According to court documents, the first weekend Jordan spent at Neverland Ranch was platonic. The three family members slept exclusively in the guest area. “We went on jet skits in a small lake he had, saw the animals that he kept at Neverland, played video games, and went on golf cart rides,” Jordan said in his sworn deposition. “One evening he took [Jordan’s half-sister] and me to Toys ‘R Us and we were allowed to get anything we wanted. Although the store was closed, it was opened just for our visit.” The relationship between Jackson and Jordan allegedly remained platonic until the family accompanied Jackson on a private jet to Las Vegas, where he put them up in a Mirage Hotel suite for the better part of a week. One of the nights in Vegas, Jackson and Jordan watched The Exorcist in the singer’s room, court documents allege. When the movie finished, and the 13-year-old was scared, Jackson invited him to spend the night in his bed. They shared a bed for the rest of the trip, and many times afterward.

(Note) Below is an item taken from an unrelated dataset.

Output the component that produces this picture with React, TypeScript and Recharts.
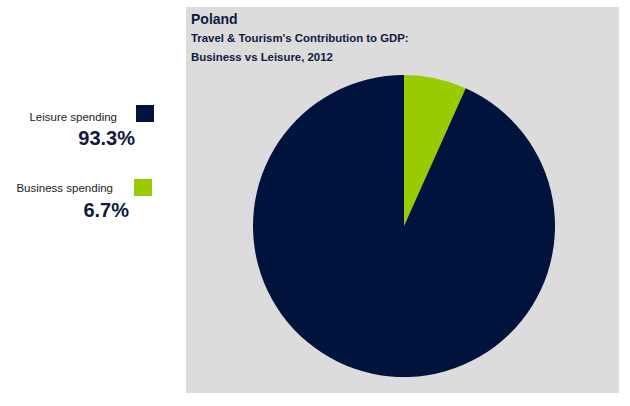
import { Cell, Pie, PieChart } from "recharts";

const segments = ["Business spending", "Leisure spending"];
const shares = [6.7, 93.3];
const colors = ["#99CC00", "#00133D"];

const data = segments.map((name, i) => ({ name, value: shares[i] }));

const font = "'Liberation Sans', Arial, sans-serif";
const ink = "#0F1A3C";

export default function App() {
  return (
    <div style={{ position: "absolute", left: 0, top: 0, width: 630, height: 406, background: "#fff", fontFamily: font }}>
      <div style={{ position: "absolute", left: 186, top: 7, width: 433, height: 386, background: "#DCDCDC" }} />
      <div style={{ position: "absolute", left: 0, top: 0 }}>
        <PieChart width={630} height={406} margin={{ top: 0, right: 0, bottom: 0, left: 0 }}>
          <Pie
            data={data}
            dataKey="value"
            cx={404}
            cy={226}
            outerRadius={151}
            startAngle={90}
            endAngle={-270}
            stroke="none"
            isAnimationActive={false}
          >
            {data.map((d, i) => <Cell key={d.name} fill={colors[i]} />)}
          </Pie>
        </PieChart>
      </div>
      <svg width={630} height={406} style={{ position: "absolute", left: 0, top: 0, pointerEvents: "none" }}>
        <text x={191} y={24} fontSize={14} fontWeight="bold" fill={ink}>Poland</text>
        <text x={191} y={42} fontSize={11.4} fontWeight="bold" fill={ink}>Travel &amp; Tourism's Contribution to GDP:</text>
        <text x={191} y={61} fontSize={11.4} fontWeight="bold" fill={ink}>Business vs Leisure, 2012</text>

        <text x={117} y={121} fontSize={11.5} textAnchor="end" fill="#222">{segments[1]}</text>
        <rect x={136} y={105} width={18} height={17} fill={colors[1]} />
        <text x={135} y={145} fontSize={20} fontWeight="bold" textAnchor="end" fill={ink}>{shares[1].toFixed(1)}%</text>

        <text x={113} y={192} fontSize={11.5} textAnchor="end" fill="#222">{segments[0]}</text>
        <rect x={134} y={179} width={18} height={17} fill={colors[0]} />
        <text x={129} y={217} fontSize={20} fontWeight="bold" textAnchor="end" fill={ink}>{shares[0].toFixed(1)}%</text>
      </svg>
    </div>
  );
}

In his deposition, Jordan characterized the sexual nature of his relationship with Jackson as something that “increased gradually.” The first step, he said, was hugging, followed by brief kisses on the cheek, and eventually kisses on the lips, which lasted longer and longer, and until they began taking place while the two were in bed together. “The next step was when Michael Jackson put his tongue in my mouth,” Jordan wrote. When the boy expressed discomfort, he said, “Michael Jackson started crying. He said there was nothing wrong with it. He said that just because most people believe something is wrong, doesn’t make it so.” The singer allegedly told the boy about other “young friends” who allowed him to kiss them with an open mouth and use tongue. “Michael Jackson said that I did not love him as much as this other friend,” Jordan wrote.
The testimony goes on to recount the later stages of their relationship, which included rubbing against one another in bed and lying “on top of each other with erections.” In May 1993, when Jordan, his mother, and his half-sister joined Jackson in Monaco, the boy and singer both fell ill with colds, and wound up spending the bulk of the trip in isolation together. It was during this period that, in his testimony, Jordan described taking a bath with Jackson and engaging in sexual activity. In a Los Angeles Superior Court civil lawsuit complaint, Jordan’s attorney Larry Feldman summarized the singer’s alleged violations as: “Michael Jackson orally copulating plaintiff, defendant Michael Jackson masturbating plaintiff, defendant Michael Jackson eating the semen of plaintiff, and defendant Michael Jackson having plaintiff fondle and manipulate the breasts and nipples of defendant Michael Jackson while defendant Michael Jackson would masturbate.”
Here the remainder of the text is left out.